The production code, we should only ever have one threadpool, and it should be shutdown before we get to this code. That is why the first thing we do is check to see if the threadpool is shut down.

This is primarily in place for unit testing, where we may test the class independently.

balazsracz commented 5 years ago

@pabender I have a problem with this PR. I am now unable to run the tests as part of the development process, because every single test function takes 20 seconds to run. Looking at the thread dump it is sitting in the await shutdown command. I am used to pressing a single button in my editor and running all the tests with it; that used to take about 10 seconds or so. Now it takes more than 10 minutes (and counting).

Please propose some way to ensure that we are not blocking the progress of tests with this shutdown method. This is not a reliability question, because the test has already passed or failed by the time it gets to the shutdown.

pabender commented 5 years ago

@balazsracz

While I understand that you are frustrated at the extended time this takes to run tests, the problem really is that the threads were never cleaned up properly in the first place, so your “running all, tests in 10 seconds” was a false sense of the amount of time the tests took ( and for the record, I have never been able to match anything approaching that ). On my development machine, which is older and slower, it takes about 10 minutes to compile and run the full test suite. The changes from this PR did not significantly impact that time.

It MIGHT be possible to setup the connection resources ( and therefore threads ) once per test file, at least for some files. That would take some time to implement, and it is a VERY low priority to for me.

I think the bottom line is that we need to find a way to reduce the number of threads we are using. This is how we are going to be more friendly to applications that use the OpenLCB library.
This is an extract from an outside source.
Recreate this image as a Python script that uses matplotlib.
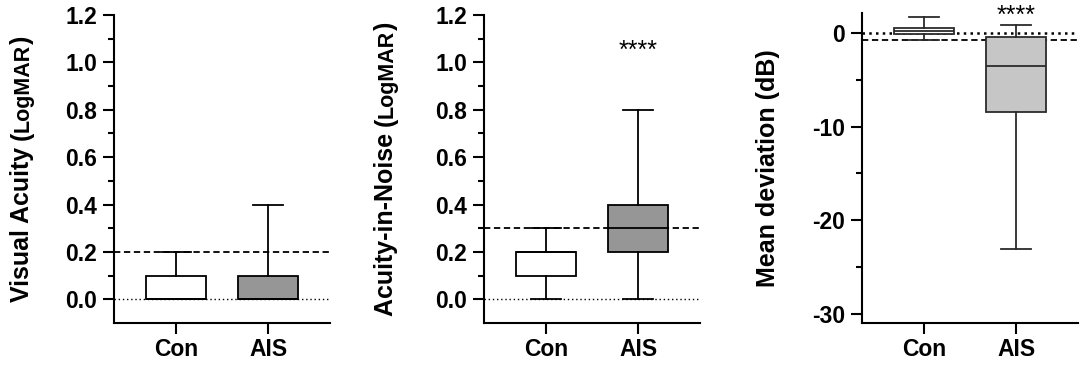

JMRI issue https://github.com/JMRI/JMRI/issues/5665 is caused by this.

balazsracz commented 5 years ago

I don't quite understand how being nice to an application in thread count has anything to do with delaying shutdown in tests. An application almost never calls shutdown, therefore it is meaningless to it what the shutdown behavior is.

-- Sent from my mobile device

pabender commented 5 years ago

Sent from my iPhone

On Sep 26, 2018, at 7:12 PM, Balazs Racz notifications@github.com wrote:

I don't quite understand how being nice to an application in thread count has anything to do with delaying shutdown in tests.

Being nice to applications is not just about being nice at runtime. We also have to be nice to those applications when tests of those applications are running, even if the repeatedly create and destroy instances of objects in the library.

Remember that the whole reason I started down this path is that the thread count had gotten out of control in the JMRI tests because the threads produced by the OpenLCB library were not properly terminated and there was no mechanism to do that. It was bad enough in the JMRI tests that the OpenLCB threads, practically by themselves, were exhausting the available heap space.

The fact that our tests actually clean up after themselves is important to show the mechanism works. In other words it is part of the process of testing the library.

An application almost never calls shutdown, therefore it is meaningless to it what the shutdown behavior is.

At runtime yes, but not during testing.